# [Material]
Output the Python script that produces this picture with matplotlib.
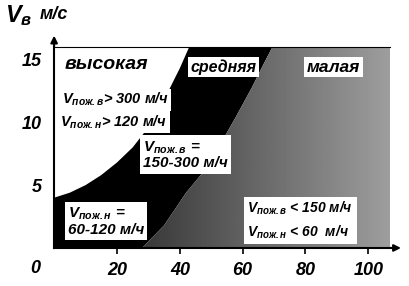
import numpy as np
import matplotlib
matplotlib.use("Agg")
from matplotlib import pyplot as plt
from matplotlib.patches import Polygon

plt.rcParams['font.family'] = ['Liberation Sans', 'DejaVu Sans']
plt.rcParams['mathtext.fontset'] = 'custom'
plt.rcParams['mathtext.rm'] = 'Liberation Sans:bold:italic'
plt.rcParams['mathtext.it'] = 'Liberation Sans:bold:italic'
plt.rcParams['mathtext.bf'] = 'Liberation Sans:bold:italic'

# boundary between "высокая" (white) and "средняя" (black)
x_upper = [0, 5, 10, 15, 20, 25, 30, 35, 40, 43]
y_upper = [4.0, 4.4, 5.0, 5.8, 6.8, 8.0, 9.6, 11.8, 14.3, 16.0]
# boundary between "средняя" (black) and "малая" (grey)
x_lower = [28, 35, 42, 49, 53, 58, 63, 67, 69.5]
y_lower = [0, 1.8, 4.4, 6.5, 8.3, 10.5, 12.8, 14.8, 16.0]

x_max = 107
y_max = 16
x_ticks = [20, 40, 60, 80, 100]
y_ticks = [5, 10, 15]

fig = plt.figure(figsize=(4.1, 2.86), dpi=100)
ax = fig.add_axes([0.132, 0.133, 0.820, 0.703])
ax.set_xlim(0, x_max)
ax.set_ylim(0, y_max)

# black zone
black_pts = list(zip(x_upper, y_upper)) + list(zip(x_lower[::-1], y_lower[::-1])) + [(0, 0)]
ax.add_patch(Polygon(black_pts, closed=True, facecolor='black', edgecolor='none', zorder=1))

# grey zone with a soft gradient, clipped to its polygon
grey_pts = list(zip(x_lower, y_lower)) + [(x_max, y_max), (x_max, 0)]
grey_poly = Polygon(grey_pts, closed=True, facecolor='none', edgecolor='none')
ax.add_patch(grey_poly)
grad = np.linspace(0.22, 0.62, 200).reshape(1, -1)
img = ax.imshow(grad, extent=[x_lower[0], x_max, 0, y_max], aspect='auto',
                cmap='gray', vmin=0, vmax=1, zorder=1, interpolation='bilinear')
img.set_clip_path(grey_poly)

bold_it = dict(fontweight='bold', fontstyle='italic')
box = dict(boxstyle='square,pad=0.15', facecolor='white', edgecolor='none')

ax.text(3.5, 14.6, 'высокая', fontsize=14, va='center', ha='left', zorder=3, **bold_it)
ax.text(54, 14.4, 'средняя', fontsize=11.5, va='center', ha='center', bbox=box, zorder=3, **bold_it)
ax.text(89, 14.4, 'малая', fontsize=12.5, va='center', ha='center', bbox=box, zorder=3, **bold_it)

ax.text(2.5, 11.8, r'$V_{пож.в}$> 300 м/ч', fontsize=10.5, va='center', ha='left',
        bbox=box, zorder=3, **bold_it)
ax.text(2.0, 10.0, r'$V_{пож.н}$> 120 м/ч', fontsize=10.5, va='center', ha='left',
        bbox=box, zorder=3, **bold_it)
ax.text(28.3, 7.4, '$V_{пож.в}$ =\n150-300 м/ч', fontsize=11, va='center', ha='left',
        bbox=dict(boxstyle='square,pad=0.2', facecolor='white', edgecolor='none'),
        linespacing=1.05, zorder=3, **bold_it)
ax.text(4.3, 2.1, '$V_{пож.н}$ =\n60-120 м/ч', fontsize=11, va='center', ha='left',
        bbox=dict(boxstyle='square,pad=0.2', facecolor='white', edgecolor='none'),
        linespacing=1.05, zorder=3, **bold_it)
ax.text(61.5, 2.2, '$V_{пож.в}$ < 150 м/ч\n$V_{пож.н}$ < 60  м/ч', fontsize=10, va='center', ha='left',
        bbox=dict(boxstyle='square,pad=0.25', facecolor='white', edgecolor='none'),
        linespacing=1.45, zorder=3, **bold_it)

# axes and arrows
ax.spines['right'].set_visible(False)
ax.spines['top'].set_linewidth(0.8)
ax.spines['left'].set_linewidth(1.5)
ax.spines['bottom'].set_linewidth(1.5)
ax.annotate('', xy=(0, 1.07), xytext=(0, 0.99), xycoords='axes fraction',
            arrowprops=dict(arrowstyle='-|>', color='black', lw=1.5, mutation_scale=10),
            annotation_clip=False)
ax.annotate('', xy=(1.04, 0), xytext=(0.99, 0), xycoords='axes fraction',
            arrowprops=dict(arrowstyle='-|>', color='black', lw=1.5, mutation_scale=10),
            annotation_clip=False)

ax.set_xticks(x_ticks)
ax.set_xticklabels([str(t) for t in x_ticks], fontsize=13, **bold_it)
ax.set_yticks(y_ticks)
ax.set_yticklabels([str(t) for t in y_ticks], fontsize=13, **bold_it)
ax.tick_params(axis='x', direction='out', length=4, width=1.2, pad=6)
ax.tick_params(axis='y', length=0, pad=9)
ax.text(-6, -1.6, '0', fontsize=13, ha='center', va='center', **bold_it)

# axis title
fig.text(0.012, 0.945, '$V_{в}$', fontsize=17, ha='left', va='center', **bold_it)
fig.text(0.098, 0.95, 'м/с', fontsize=13, ha='left', va='center', **bold_it)

fig.savefig('out.png', dpi=100)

# [Prompt]
Write the material out again exactly as it appears, dropping the pictures.

# [Response]
Output the Python script that produces this picture with matplotlib.
import numpy as np
import matplotlib
matplotlib.use("Agg")
from matplotlib import pyplot as plt
from matplotlib.patches import Polygon

plt.rcParams['font.family'] = ['Liberation Sans', 'DejaVu Sans']
plt.rcParams['mathtext.fontset'] = 'custom'
plt.rcParams['mathtext.rm'] = 'Liberation Sans:bold:italic'
plt.rcParams['mathtext.it'] = 'Liberation Sans:bold:italic'
plt.rcParams['mathtext.bf'] = 'Liberation Sans:bold:italic'

# boundary between "высокая" (white) and "средняя" (black)
x_upper = [0, 5, 10, 15, 20, 25, 30, 35, 40, 43]
y_upper = [4.0, 4.4, 5.0, 5.8, 6.8, 8.0, 9.6, 11.8, 14.3, 16.0]
# boundary between "средняя" (black) and "малая" (grey)
x_lower = [28, 35, 42, 49, 53, 58, 63, 67, 69.5]
y_lower = [0, 1.8, 4.4, 6.5, 8.3, 10.5, 12.8, 14.8, 16.0]

x_max = 107
y_max = 16
x_ticks = [20, 40, 60, 80, 100]
y_ticks = [5, 10, 15]

fig = plt.figure(figsize=(4.1, 2.86), dpi=100)
ax = fig.add_axes([0.132, 0.133, 0.820, 0.703])
ax.set_xlim(0, x_max)
ax.set_ylim(0, y_max)

# black zone
black_pts = list(zip(x_upper, y_upper)) + list(zip(x_lower[::-1], y_lower[::-1])) + [(0, 0)]
ax.add_patch(Polygon(black_pts, closed=True, facecolor='black', edgecolor='none', zorder=1))

# grey zone with a soft gradient, clipped to its polygon
grey_pts = list(zip(x_lower, y_lower)) + [(x_max, y_max), (x_max, 0)]
grey_poly = Polygon(grey_pts, closed=True, facecolor='none', edgecolor='none')
ax.add_patch(grey_poly)
grad = np.linspace(0.22, 0.62, 200).reshape(1, -1)
img = ax.imshow(grad, extent=[x_lower[0], x_max, 0, y_max], aspect='auto',
                cmap='gray', vmin=0, vmax=1, zorder=1, interpolation='bilinear')
img.set_clip_path(grey_poly)

bold_it = dict(fontweight='bold', fontstyle='italic')
box = dict(boxstyle='square,pad=0.15', facecolor='white', edgecolor='none')

ax.text(3.5, 14.6, 'высокая', fontsize=14, va='center', ha='left', zorder=3, **bold_it)
ax.text(54, 14.4, 'средняя', fontsize=11.5, va='center', ha='center', bbox=box, zorder=3, **bold_it)
ax.text(89, 14.4, 'малая', fontsize=12.5, va='center', ha='center', bbox=box, zorder=3, **bold_it)

ax.text(2.5, 11.8, r'$V_{пож.в}$> 300 м/ч', fontsize=10.5, va='center', ha='left',
        bbox=box, zorder=3, **bold_it)
ax.text(2.0, 10.0, r'$V_{пож.н}$> 120 м/ч', fontsize=10.5, va='center', ha='left',
        bbox=box, zorder=3, **bold_it)
ax.text(28.3, 7.4, '$V_{пож.в}$ =\n150-300 м/ч', fontsize=11, va='center', ha='left',
        bbox=dict(boxstyle='square,pad=0.2', facecolor='white', edgecolor='none'),
        linespacing=1.05, zorder=3, **bold_it)
ax.text(4.3, 2.1, '$V_{пож.н}$ =\n60-120 м/ч', fontsize=11, va='center', ha='left',
        bbox=dict(boxstyle='square,pad=0.2', facecolor='white', edgecolor='none'),
        linespacing=1.05, zorder=3, **bold_it)
ax.text(61.5, 2.2, '$V_{пож.в}$ < 150 м/ч\n$V_{пож.н}$ < 60  м/ч', fontsize=10, va='center', ha='left',
        bbox=dict(boxstyle='square,pad=0.25', facecolor='white', edgecolor='none'),
        linespacing=1.45, zorder=3, **bold_it)

# axes and arrows
ax.spines['right'].set_visible(False)
ax.spines['top'].set_linewidth(0.8)
ax.spines['left'].set_linewidth(1.5)
ax.spines['bottom'].set_linewidth(1.5)
ax.annotate('', xy=(0, 1.07), xytext=(0, 0.99), xycoords='axes fraction',
            arrowprops=dict(arrowstyle='-|>', color='black', lw=1.5, mutation_scale=10),
            annotation_clip=False)
ax.annotate('', xy=(1.04, 0), xytext=(0.99, 0), xycoords='axes fraction',
            arrowprops=dict(arrowstyle='-|>', color='black', lw=1.5, mutation_scale=10),
            annotation_clip=False)

ax.set_xticks(x_ticks)
ax.set_xticklabels([str(t) for t in x_ticks], fontsize=13, **bold_it)
ax.set_yticks(y_ticks)
ax.set_yticklabels([str(t) for t in y_ticks], fontsize=13, **bold_it)
ax.tick_params(axis='x', direction='out', length=4, width=1.2, pad=6)
ax.tick_params(axis='y', length=0, pad=9)
ax.text(-6, -1.6, '0', fontsize=13, ha='center', va='center', **bold_it)

# axis title
fig.text(0.012, 0.945, '$V_{в}$', fontsize=17, ha='left', va='center', **bold_it)
fig.text(0.098, 0.95, 'м/с', fontsize=13, ha='left', va='center', **bold_it)

fig.savefig('out.png', dpi=100)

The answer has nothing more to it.